Team Syntegrity
Stafford become more aware over time of the relevance of managing strategic conversations and of the need to create a learning context to support informed and up to date strategic decision making. One specific challenge for managing complexity is how to facilitate collective agreements on core strategic decisions for organisational viability (and sustainability). He designed Team Syntegrity as a tool to create a very effective collective learning context, for a large group of people needing to make joint decisions around a core strategic challenge or action. In particular, it complements the idea of a cybernetic group learning tool, to support the 3/4/5 homeostat explained in the VSM theory (Beer, 1979).
Fuller’s principle of Tensegrity – tensile integrity – (Fuller, 1976; 1979), explains that structural integrity results from a particular mix of local compressive stress where structural members are joined together, with an overall tensile stress that characterises the entire system. Fuller demonstrated that the best physical structure in terms of internal tensegrity is the icosahedron and this discovery proved very useful for designing hyper stable structures, shaped as a geodesic dome. Stafford used this concept as an underlying principle to design a communication structure, able to handle the variety of the participants and issues, through structured meetings and debate of a complex issue; he aimed at creating a rich and democratic decision-making context.
Team Syntegrity is the methodology supporting an event called a Syntegration, normally oriented for collective and participatory decision making on crucial issues for organisational identity, development or policy implementation. The event will typically last between 2.5 to 4.5 days, with between 2 to 4 iterations of discussions. The TS is based on a model of non-hierarchical social interactions, so it aims at facilitating participatory and equitable dialogue among a group of people holding a diversity of views (Beer, 1994).
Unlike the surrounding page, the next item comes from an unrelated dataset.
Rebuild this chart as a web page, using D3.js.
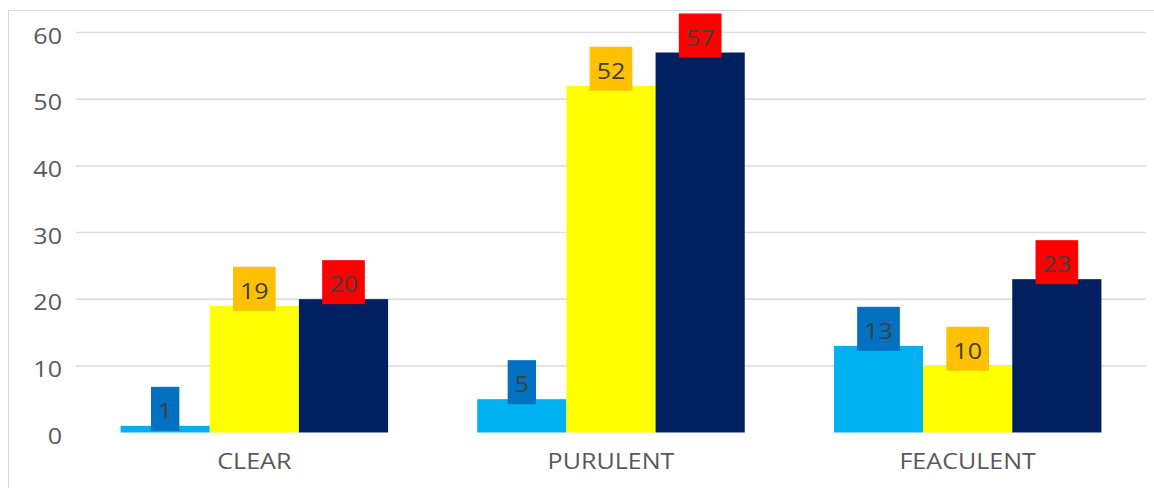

A Team Syntegrity event starts by inviting a group of representatives from the stakeholders of a complex situation to a 2 to 4 days intensive collaborative workshop, aiming to collectively agree on routes for joint action. The first stage of the event is to collectively agree on the opening question and the specific sub questions which should guide the agenda of debates for the following team meetings. Once the 12 topics have been agreed, and the participants are distributed into teams, the process begins. Each team (an infoset) will have one or two meetings each day, to develop the agenda.
The teams’ organisation and the distribution of the participants are both based on the structure of the icosahedrons. Having 12 nodes, this provides the structure for the protocol of developing and interrelating 12 topics that together constitute the issue at hand. Each of the 30 participants plays three roles: a member in two groups, a critic in another two groups, and an observer in other groups. Each group includes a facilitator, five participants, five critics, and observers. The icosahedron provides the pattern of interaction among teams, and participants, that is shared equally by all. The infoset is the team of people dealing with a specific topic, – sharing information and knowledge on a particular issue of concern – to the best of their capabilities; and learning collectively in a very effective way. The closed communication system enabled by the icosahedron structure of meetings and participants allows reverberation to happen, producing logical closure as a consequence of the recurrent interactions of the participants. Stafford suggested that reverberation in a closed system results in synergy. That is why B. Freesman (Beer, 1994a, p. 14) first coined the term Syntegrity (‘synergistic tensegrity’) a mixture of synergy and tensegrity. Stafford called his invention Team Syntegrity (TS) .
Team Syntegrity provides an effective learning context resulting in excellent teamwork by organising the infoset interactions following cybernetic principles. Extensive use of Team Syntegrity has demonstrated that it can be particularly useful for supporting teamwork related to planning, innovation and knowledge acquisition processes.